What you have to do | Only the number is wanted: how many lines contain the word "diagram"?

>> begin Data records

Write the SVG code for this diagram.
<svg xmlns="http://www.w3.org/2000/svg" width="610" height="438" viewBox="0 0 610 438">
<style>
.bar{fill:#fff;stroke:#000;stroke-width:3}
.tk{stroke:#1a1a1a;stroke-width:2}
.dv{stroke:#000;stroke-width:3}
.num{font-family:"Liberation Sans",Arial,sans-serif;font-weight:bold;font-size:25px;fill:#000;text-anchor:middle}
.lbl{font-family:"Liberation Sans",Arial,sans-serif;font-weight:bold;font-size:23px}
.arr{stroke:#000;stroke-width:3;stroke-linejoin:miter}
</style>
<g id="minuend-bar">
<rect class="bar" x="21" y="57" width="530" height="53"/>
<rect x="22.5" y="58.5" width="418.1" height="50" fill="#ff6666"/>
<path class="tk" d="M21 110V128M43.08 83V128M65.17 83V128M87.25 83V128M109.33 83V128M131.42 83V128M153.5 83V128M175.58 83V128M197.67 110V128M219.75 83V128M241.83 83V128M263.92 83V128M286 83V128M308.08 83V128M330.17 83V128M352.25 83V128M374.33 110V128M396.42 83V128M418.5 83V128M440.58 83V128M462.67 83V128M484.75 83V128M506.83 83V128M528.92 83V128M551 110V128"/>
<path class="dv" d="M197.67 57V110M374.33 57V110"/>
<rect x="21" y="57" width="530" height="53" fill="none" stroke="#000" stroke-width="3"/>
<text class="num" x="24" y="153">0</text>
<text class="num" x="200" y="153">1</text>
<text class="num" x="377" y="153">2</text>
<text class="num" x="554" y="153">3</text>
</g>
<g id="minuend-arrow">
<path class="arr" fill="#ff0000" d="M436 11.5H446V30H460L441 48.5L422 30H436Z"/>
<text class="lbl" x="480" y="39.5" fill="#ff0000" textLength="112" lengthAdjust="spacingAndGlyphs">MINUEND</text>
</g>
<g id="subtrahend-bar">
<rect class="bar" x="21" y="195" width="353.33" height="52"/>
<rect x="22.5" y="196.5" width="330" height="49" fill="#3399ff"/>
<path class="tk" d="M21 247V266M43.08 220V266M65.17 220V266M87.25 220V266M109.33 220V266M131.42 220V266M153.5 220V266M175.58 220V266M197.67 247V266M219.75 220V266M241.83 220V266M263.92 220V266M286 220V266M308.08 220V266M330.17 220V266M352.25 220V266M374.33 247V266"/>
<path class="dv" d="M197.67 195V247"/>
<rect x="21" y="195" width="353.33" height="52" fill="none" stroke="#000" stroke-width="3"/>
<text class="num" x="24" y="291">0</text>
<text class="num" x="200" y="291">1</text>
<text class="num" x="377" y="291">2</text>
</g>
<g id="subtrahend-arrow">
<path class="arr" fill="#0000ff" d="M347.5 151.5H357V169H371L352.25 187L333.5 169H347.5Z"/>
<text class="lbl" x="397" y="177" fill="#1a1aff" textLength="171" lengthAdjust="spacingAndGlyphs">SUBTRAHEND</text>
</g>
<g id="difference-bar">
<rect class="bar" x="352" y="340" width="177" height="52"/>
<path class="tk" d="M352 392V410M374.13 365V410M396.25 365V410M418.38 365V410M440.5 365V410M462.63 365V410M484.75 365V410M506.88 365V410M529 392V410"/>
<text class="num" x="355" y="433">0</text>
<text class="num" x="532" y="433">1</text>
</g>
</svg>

>> end Data records
>> begin Data records

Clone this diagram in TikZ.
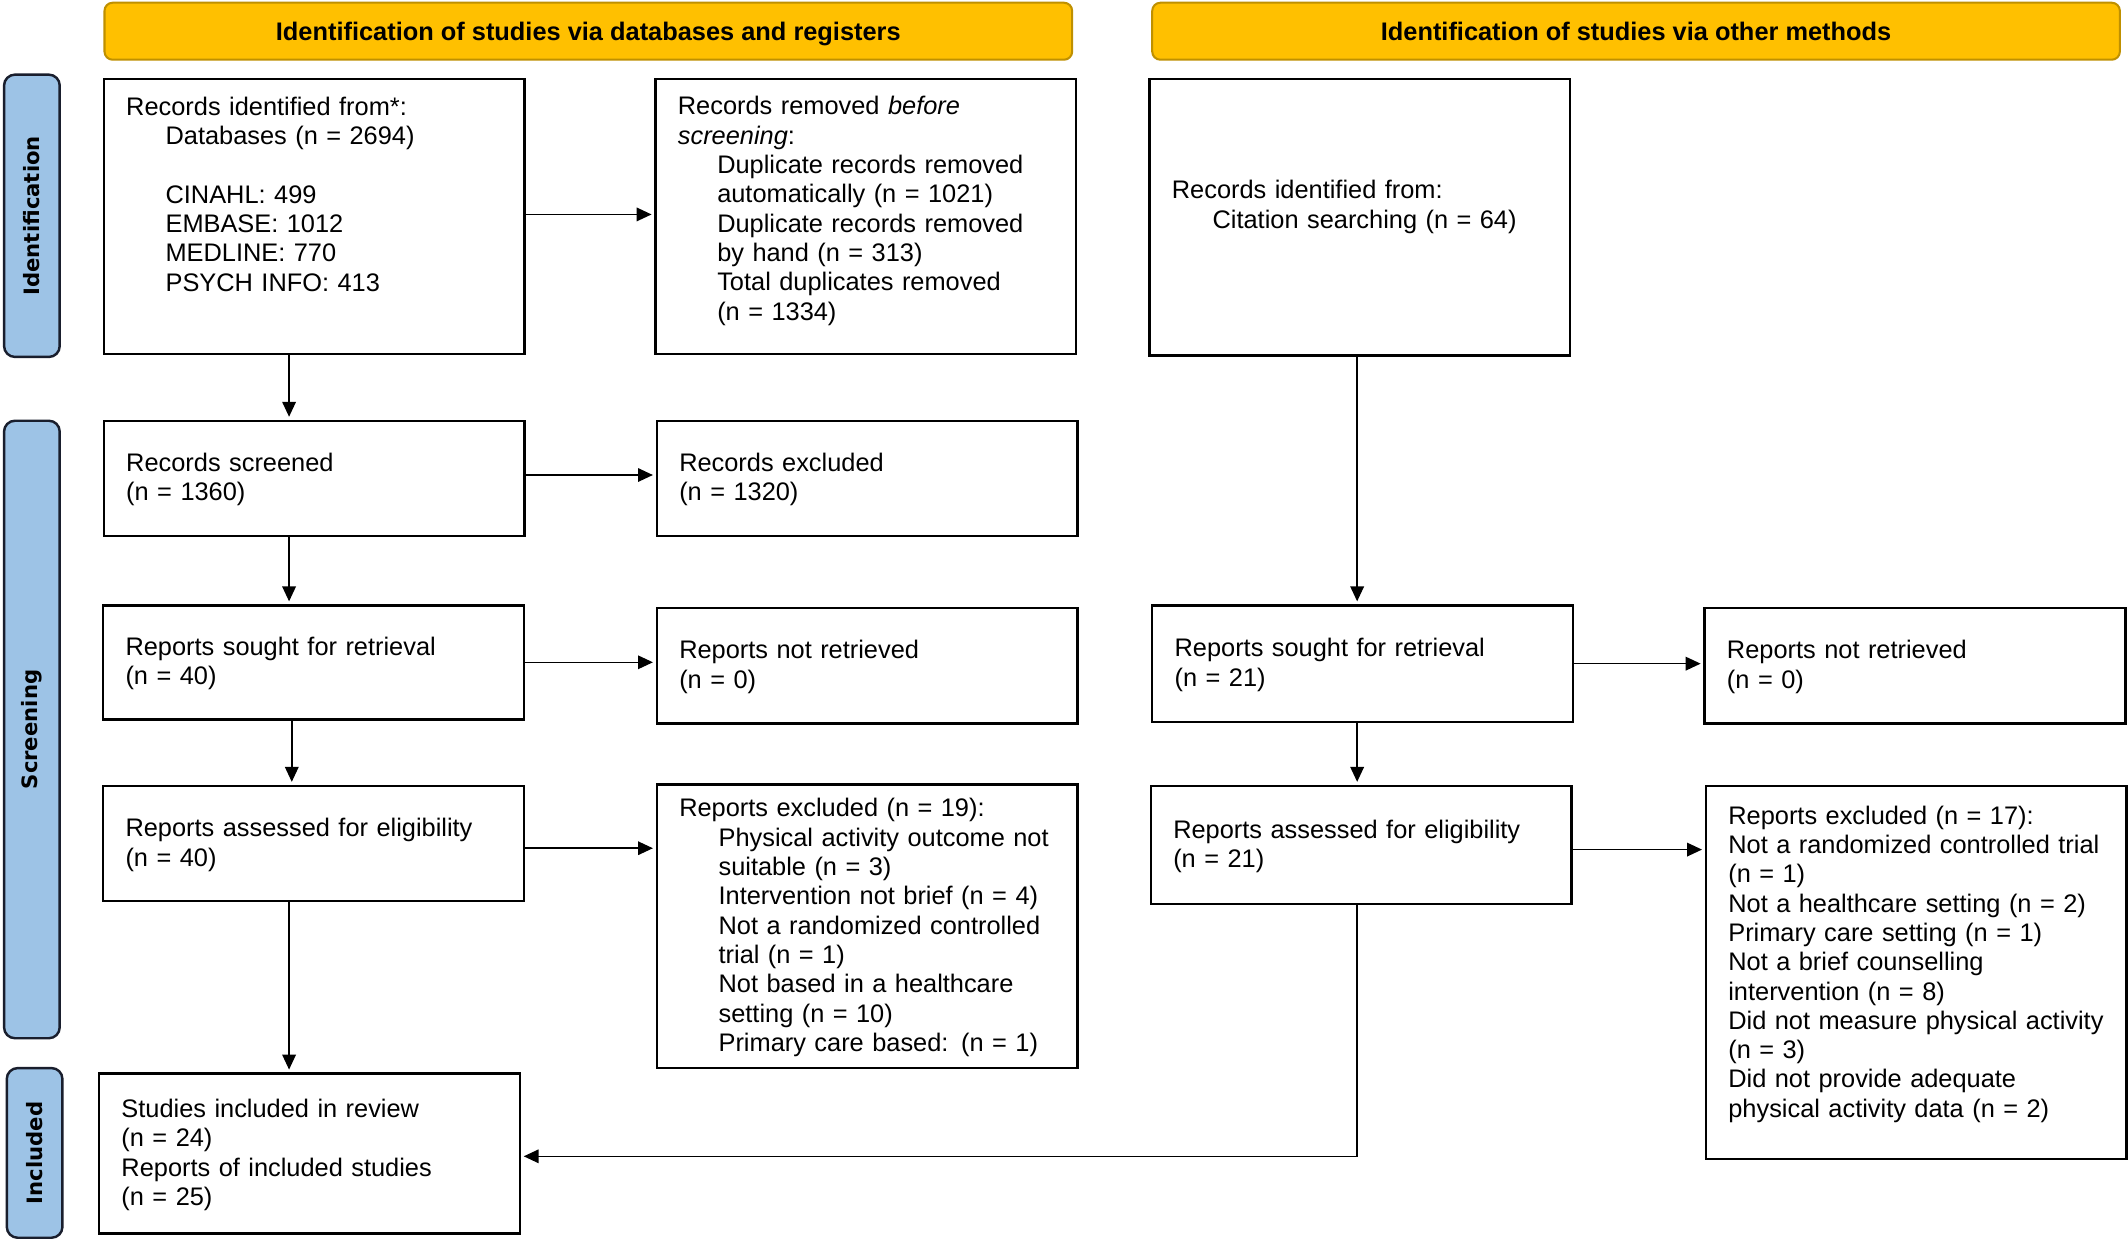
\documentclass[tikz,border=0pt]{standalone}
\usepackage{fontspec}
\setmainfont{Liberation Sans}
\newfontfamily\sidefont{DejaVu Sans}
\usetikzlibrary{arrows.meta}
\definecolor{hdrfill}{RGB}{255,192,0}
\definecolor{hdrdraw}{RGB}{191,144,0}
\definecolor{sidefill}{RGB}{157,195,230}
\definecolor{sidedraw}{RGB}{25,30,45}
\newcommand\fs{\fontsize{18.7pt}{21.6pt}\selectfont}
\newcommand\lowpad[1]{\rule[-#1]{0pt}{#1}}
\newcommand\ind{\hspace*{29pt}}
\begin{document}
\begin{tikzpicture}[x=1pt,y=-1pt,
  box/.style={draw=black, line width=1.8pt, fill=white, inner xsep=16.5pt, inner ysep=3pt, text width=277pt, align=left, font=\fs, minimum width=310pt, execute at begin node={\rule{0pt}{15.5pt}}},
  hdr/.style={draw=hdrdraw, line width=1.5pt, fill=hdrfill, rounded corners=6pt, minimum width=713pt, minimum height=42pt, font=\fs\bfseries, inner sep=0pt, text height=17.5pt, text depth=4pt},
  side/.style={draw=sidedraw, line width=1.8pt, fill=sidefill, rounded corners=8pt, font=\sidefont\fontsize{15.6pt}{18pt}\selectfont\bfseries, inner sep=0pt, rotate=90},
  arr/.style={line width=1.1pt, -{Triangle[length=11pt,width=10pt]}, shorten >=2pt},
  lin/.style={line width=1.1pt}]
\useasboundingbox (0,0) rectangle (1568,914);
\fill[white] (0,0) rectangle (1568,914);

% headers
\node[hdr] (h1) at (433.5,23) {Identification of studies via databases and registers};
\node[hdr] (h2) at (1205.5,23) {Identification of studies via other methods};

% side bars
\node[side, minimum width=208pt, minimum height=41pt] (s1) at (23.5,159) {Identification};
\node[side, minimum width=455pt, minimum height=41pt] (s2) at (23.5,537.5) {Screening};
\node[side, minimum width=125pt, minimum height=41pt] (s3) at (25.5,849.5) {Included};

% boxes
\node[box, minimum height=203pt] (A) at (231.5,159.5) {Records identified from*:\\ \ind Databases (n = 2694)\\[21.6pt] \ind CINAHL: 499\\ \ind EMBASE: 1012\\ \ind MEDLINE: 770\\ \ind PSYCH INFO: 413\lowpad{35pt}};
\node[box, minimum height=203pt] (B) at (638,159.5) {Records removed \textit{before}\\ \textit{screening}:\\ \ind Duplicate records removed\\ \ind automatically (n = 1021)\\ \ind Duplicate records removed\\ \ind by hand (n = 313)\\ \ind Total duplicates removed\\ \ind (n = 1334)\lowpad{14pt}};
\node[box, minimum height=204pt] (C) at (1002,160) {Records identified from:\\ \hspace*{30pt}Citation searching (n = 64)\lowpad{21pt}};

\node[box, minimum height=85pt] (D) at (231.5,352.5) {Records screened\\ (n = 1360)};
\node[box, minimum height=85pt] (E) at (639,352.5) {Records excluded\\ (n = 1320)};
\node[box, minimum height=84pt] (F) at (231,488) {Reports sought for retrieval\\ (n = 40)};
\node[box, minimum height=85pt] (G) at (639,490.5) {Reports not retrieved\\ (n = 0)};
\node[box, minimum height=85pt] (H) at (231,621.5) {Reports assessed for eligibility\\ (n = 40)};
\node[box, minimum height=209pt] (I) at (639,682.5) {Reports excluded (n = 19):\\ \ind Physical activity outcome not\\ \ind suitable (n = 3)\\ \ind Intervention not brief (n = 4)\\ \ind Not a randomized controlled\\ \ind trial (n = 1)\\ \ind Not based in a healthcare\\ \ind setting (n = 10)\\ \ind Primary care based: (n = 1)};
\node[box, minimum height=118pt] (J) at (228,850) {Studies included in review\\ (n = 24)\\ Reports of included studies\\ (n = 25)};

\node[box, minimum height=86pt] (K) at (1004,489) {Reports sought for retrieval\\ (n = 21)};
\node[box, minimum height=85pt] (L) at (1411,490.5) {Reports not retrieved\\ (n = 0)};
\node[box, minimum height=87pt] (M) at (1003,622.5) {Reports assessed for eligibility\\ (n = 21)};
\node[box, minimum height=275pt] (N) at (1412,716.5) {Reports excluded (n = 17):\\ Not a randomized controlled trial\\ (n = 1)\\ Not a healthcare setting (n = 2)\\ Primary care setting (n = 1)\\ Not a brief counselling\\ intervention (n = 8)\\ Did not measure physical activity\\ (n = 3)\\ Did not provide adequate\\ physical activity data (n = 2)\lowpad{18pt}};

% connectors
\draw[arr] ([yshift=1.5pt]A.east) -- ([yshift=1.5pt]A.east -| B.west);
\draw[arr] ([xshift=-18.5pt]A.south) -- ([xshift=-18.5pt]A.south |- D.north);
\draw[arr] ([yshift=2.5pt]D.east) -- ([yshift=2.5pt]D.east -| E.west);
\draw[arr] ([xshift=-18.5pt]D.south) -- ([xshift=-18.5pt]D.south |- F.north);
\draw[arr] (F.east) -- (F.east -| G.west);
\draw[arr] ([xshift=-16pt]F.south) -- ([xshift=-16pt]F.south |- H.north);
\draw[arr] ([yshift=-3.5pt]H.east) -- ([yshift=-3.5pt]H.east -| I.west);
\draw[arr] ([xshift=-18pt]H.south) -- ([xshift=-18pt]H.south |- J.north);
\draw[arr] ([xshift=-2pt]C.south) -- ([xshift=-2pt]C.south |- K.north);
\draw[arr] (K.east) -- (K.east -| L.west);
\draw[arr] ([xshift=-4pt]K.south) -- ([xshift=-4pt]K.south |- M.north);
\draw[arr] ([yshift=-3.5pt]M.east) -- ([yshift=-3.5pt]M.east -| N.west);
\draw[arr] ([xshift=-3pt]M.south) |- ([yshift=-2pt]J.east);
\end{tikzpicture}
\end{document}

>> end Data records
>> begin Data records

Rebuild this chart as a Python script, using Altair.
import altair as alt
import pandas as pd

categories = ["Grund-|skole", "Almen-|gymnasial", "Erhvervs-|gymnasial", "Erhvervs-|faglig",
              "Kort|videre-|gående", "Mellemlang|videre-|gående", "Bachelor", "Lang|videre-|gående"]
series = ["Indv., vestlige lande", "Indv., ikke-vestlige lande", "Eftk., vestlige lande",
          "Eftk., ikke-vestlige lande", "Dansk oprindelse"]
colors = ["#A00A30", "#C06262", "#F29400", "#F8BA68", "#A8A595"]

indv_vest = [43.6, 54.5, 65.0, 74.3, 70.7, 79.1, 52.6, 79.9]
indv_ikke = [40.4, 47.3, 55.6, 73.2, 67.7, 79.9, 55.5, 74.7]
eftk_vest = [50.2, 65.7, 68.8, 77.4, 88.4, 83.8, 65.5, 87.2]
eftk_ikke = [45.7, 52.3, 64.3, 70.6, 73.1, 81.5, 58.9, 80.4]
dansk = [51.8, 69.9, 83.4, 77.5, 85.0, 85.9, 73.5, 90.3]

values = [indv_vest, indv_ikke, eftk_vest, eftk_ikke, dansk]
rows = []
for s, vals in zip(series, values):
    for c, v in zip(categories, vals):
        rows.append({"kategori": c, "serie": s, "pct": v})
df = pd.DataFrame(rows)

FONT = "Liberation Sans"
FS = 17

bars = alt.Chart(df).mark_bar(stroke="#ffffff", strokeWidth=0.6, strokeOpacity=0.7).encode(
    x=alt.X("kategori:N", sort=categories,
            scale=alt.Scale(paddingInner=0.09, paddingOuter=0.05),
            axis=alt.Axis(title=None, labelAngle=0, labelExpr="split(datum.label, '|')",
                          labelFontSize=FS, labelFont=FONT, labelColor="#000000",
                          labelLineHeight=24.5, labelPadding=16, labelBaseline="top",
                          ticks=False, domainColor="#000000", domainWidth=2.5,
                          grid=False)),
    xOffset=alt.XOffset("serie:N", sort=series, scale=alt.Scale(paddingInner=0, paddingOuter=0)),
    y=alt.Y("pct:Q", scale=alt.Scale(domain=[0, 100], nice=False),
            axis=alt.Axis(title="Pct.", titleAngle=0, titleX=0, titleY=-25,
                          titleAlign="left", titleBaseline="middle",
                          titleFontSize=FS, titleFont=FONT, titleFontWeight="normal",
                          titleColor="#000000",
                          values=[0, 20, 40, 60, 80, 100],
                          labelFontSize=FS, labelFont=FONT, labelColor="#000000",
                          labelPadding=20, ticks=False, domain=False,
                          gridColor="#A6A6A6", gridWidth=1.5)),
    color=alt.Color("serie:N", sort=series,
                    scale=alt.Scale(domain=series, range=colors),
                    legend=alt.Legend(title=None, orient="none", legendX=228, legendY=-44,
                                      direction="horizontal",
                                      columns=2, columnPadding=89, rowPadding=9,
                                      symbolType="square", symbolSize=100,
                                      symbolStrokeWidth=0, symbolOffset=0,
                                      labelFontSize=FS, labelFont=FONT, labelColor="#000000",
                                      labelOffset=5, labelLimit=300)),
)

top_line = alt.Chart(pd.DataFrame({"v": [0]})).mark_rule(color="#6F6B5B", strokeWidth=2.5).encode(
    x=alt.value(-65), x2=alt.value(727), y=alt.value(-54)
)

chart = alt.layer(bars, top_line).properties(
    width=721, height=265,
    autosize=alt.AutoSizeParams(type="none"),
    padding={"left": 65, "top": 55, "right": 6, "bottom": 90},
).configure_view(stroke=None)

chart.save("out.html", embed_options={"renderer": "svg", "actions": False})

>> end Data records

The response | 2